Thinking about how close I am to the CRIM race, as well as the fact that I will not be running the 10 mile race for the first time, I realized how my running attitude has changed, nay, matured.
I used to think that if I was not running 26.2 miles, than why bother. If 5k's got comfortable to me, I would go for the longest run - 15k or so - and beat myself up all along the way.
Now I realize that aside from the positive mental attitude adjustment I had to do, I also have to realize that running in general is just fine.
What brought this on was the dread I will feel running into an ex-running partner at the CRIM. Although they are doing the 10 miler, I know if they find out I am "only" doing the 5k they will just gloat and think that I have failed.
There is a reason this person is an EX-running partner. The negativity I endured was far too much to handle. There is a whole other backstory there, one I choose never to go into.
5k's are wonderful! 10k's are great! 1 miler's are fabulous! Even two steps in a run is better than what I did pre-2003. I do not run for prestige or vanity (reference the first post today). I run for health, fun, and camaraderie.

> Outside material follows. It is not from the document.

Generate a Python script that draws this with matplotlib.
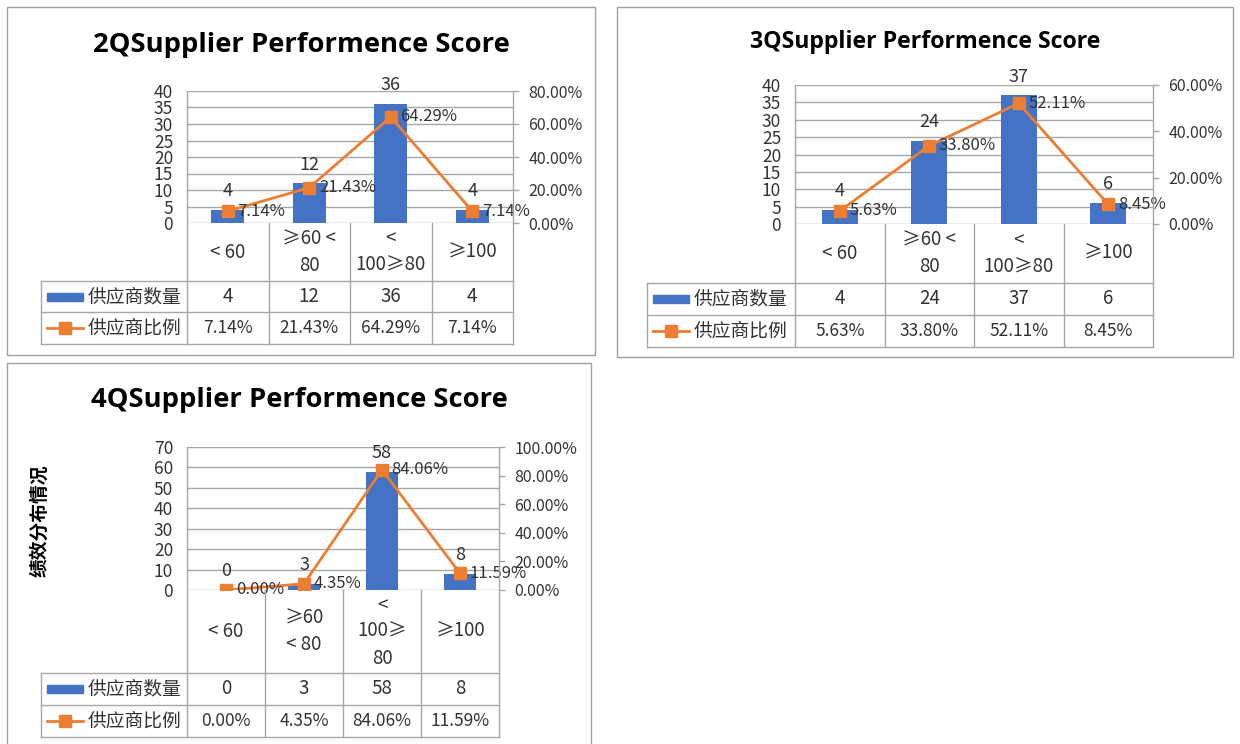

Through running I have found solice in knowing that I am not alone. My boyfriend's sister runs. Two of my co-workers in my building run a 5k every month. A coworker in our Auburn Hills office runs a lot of trails, and many other races. Another coworker in that same building does a marathon every now and again.
Not only does it gives us something mutual to talk about, it also engages others in what we are doing. There is no "why" or "how come". It just is.
I say more can be dangerous, because I think some people have the same attitude I once had - ignoring the 10% rule and fabricating a destined to fail program with little research or thought.
Today is a hotty of a day, and I will go to the gym to do some strength training, maybe a Pilates class, and tomorrow I am going to head out on the trails of Auburn Hills with a coworker to do a good hour run.
I feel good about this, and finally happy with my resolution to do the CRIM 5k. I have 2 months to the day to get ready for my Chicago half, and another 28 days after that for the Detroit Freep.
I am ready. One step at a time. The journey goes on.